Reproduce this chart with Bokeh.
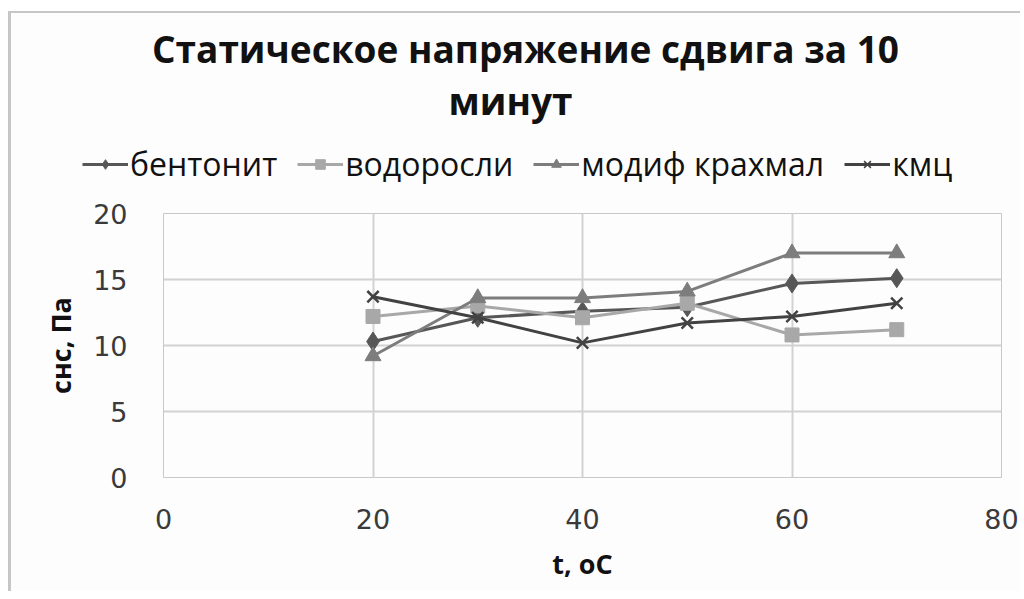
from bokeh.plotting import figure
from bokeh.layouts import column
from bokeh.models import Legend, LegendItem, Range1d, FixedTicker, Label
from bokeh.embed import file_html
from bokeh.resources import INLINE

t = [20, 30, 40, 50, 60, 70]
bentonit = [10.3, 12.1, 12.6, 12.9, 14.7, 15.1]
vodorosli = [12.2, 13.0, 12.1, 13.2, 10.8, 11.2]
modif_krahmal = [9.2, 13.6, 13.6, 14.1, 17.0, 17.0]
kmc = [13.7, 12.1, 10.2, 11.7, 12.2, 13.2]
series_names = ["бентонит", "водоросли", "модиф крахмал", "кмц"]
title_lines = ["Статическое напряжение сдвига за 10", "минут"]
x_ticks = [0, 20, 40, 60, 80]
y_ticks = [0, 5, 10, 15, 20]

OX, OY = 11, 13          # content origin inside the outer chart-area border
W = 1020 - OX
TOP_BOTTOM = 192         # page y where the header ends
TOP_H = TOP_BOTTOM - OY
BOT_H = 591 - TOP_BOTTOM
BG = "#fdfdfd"
TXT = "Open Sans"
TICK_FONT = "DejaVu Sans"
colors = ["#575757", "#a8a8a8", "#7d7d7d", "#424242"]
markers = ["diamond", "square", "triangle", "x"]
msizes = [19, 14, 16, 16]
series = [bentonit, vodorosli, modif_krahmal, kmc]

# ---- header: title and legend ----
top = figure(width=W, height=TOP_H, output_backend="svg", toolbar_location=None,
             x_range=Range1d(OX, OX + W), y_range=Range1d(TOP_BOTTOM, OY),
             min_border=0, x_axis_type=None, y_axis_type=None)
top.frame_align = False
top.extra_x_ranges = {"off": Range1d(1000, 1001)}
top.grid.visible = False
top.outline_line_color = None
top.background_fill_color = BG
top.border_fill_color = BG

top.add_layout(Label(x=525, y=48, text=title_lines[0], text_align="center", text_baseline="middle",
                     text_font=TXT, text_font_size="37px", text_font_style="bold", text_color="#111111"))
top.add_layout(Label(x=510, y=100, text=title_lines[1], text_align="center", text_baseline="middle",
                     text_font=TXT, text_font_size="37px", text_font_style="bold", text_color="#111111"))

items = []
for name, ys, c, mk, ms in zip(series_names, series, colors, markers, msizes):
    rl = top.line(t, ys, line_color=c, line_width=3, x_range_name="off")
    if mk == "x":
        rm = top.scatter(t, ys, marker=mk, size=ms, line_color=c, line_width=1.5, x_range_name="off")
    else:
        rm = top.scatter(t, ys, marker=mk, size=ms, fill_color=c, line_color=c, x_range_name="off")
    items.append(LegendItem(label=name, renderers=[rl, rm]))

legend = Legend(items=items, orientation="horizontal", location=(82 - OX, TOP_BOTTOM - 185),
                label_text_font=TXT, label_text_font_size="32px", label_text_color="#111111",
                glyph_width=46, glyph_height=24, spacing=20, label_standoff=2,
                background_fill_alpha=0, border_line_color=None, margin=0, padding=0)
top.add_layout(legend, "center")

# ---- chart ----
p = figure(width=W, height=BOT_H, output_backend="svg", toolbar_location=None,
           x_range=Range1d(0, 80), y_range=Range1d(0, 20),
           min_border_left=163 - OX, min_border_right=19, min_border_top=213 - TOP_BOTTOM,
           min_border_bottom=114)
p.background_fill_color = BG
p.border_fill_color = BG
p.outline_line_color = "#c8c8c8"
p.outline_line_width = 1

p.xaxis.ticker = FixedTicker(ticks=x_ticks)
p.yaxis.ticker = FixedTicker(ticks=y_ticks)
for ax in (p.xaxis[0], p.yaxis[0]):
    ax.axis_line_color = None
    ax.major_tick_line_color = None
    ax.minor_tick_line_color = None
    ax.major_tick_out = 0
    ax.major_tick_in = 0
    ax.major_label_text_font = TICK_FONT
    ax.major_label_text_font_size = "27px"
    ax.major_label_text_color = "#3a3a3a"
    ax.axis_label_text_font = TXT
    ax.axis_label_text_font_size = "27px"
    ax.axis_label_text_font_style = "bold"
    ax.axis_label_text_color = "#111111"
p.xaxis.axis_label = "t, оС"
p.yaxis.axis_label = "снс, Па"
p.xaxis.major_label_standoff = 31
p.yaxis.major_label_standoff = 36
p.xaxis.axis_label_standoff = 13
p.yaxis.axis_label_standoff = 11

p.xgrid.grid_line_color = "#d2d2d2"
p.ygrid.grid_line_color = "#d2d2d2"
p.xgrid.grid_line_width = 2
p.ygrid.grid_line_width = 2

for ys, c, mk, ms in zip(series, colors, markers, msizes):
    p.line(t, ys, line_color=c, line_width=3)
    if mk == "x":
        p.scatter(t, ys, marker=mk, size=ms, line_color=c, line_width=2.5)
    else:
        p.scatter(t, ys, marker=mk, size=ms, fill_color=c, line_color=c)

layout = column(top, p, spacing=0,
                styles={"margin-left": "8px", "margin-top": "11px",
                        "border-left": "3px solid #c6c6c6", "border-top": "2px solid #c6c6c6",
                        "background-color": BG})
open("out.html", "w").write(file_html(layout, INLINE))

Goal: Go through the lines above. Select every one that has the string "chart".

Task response:
Reproduce this chart with Bokeh.
OX, OY = 11, 13          # content origin inside the outer chart-area border
# ---- chart ----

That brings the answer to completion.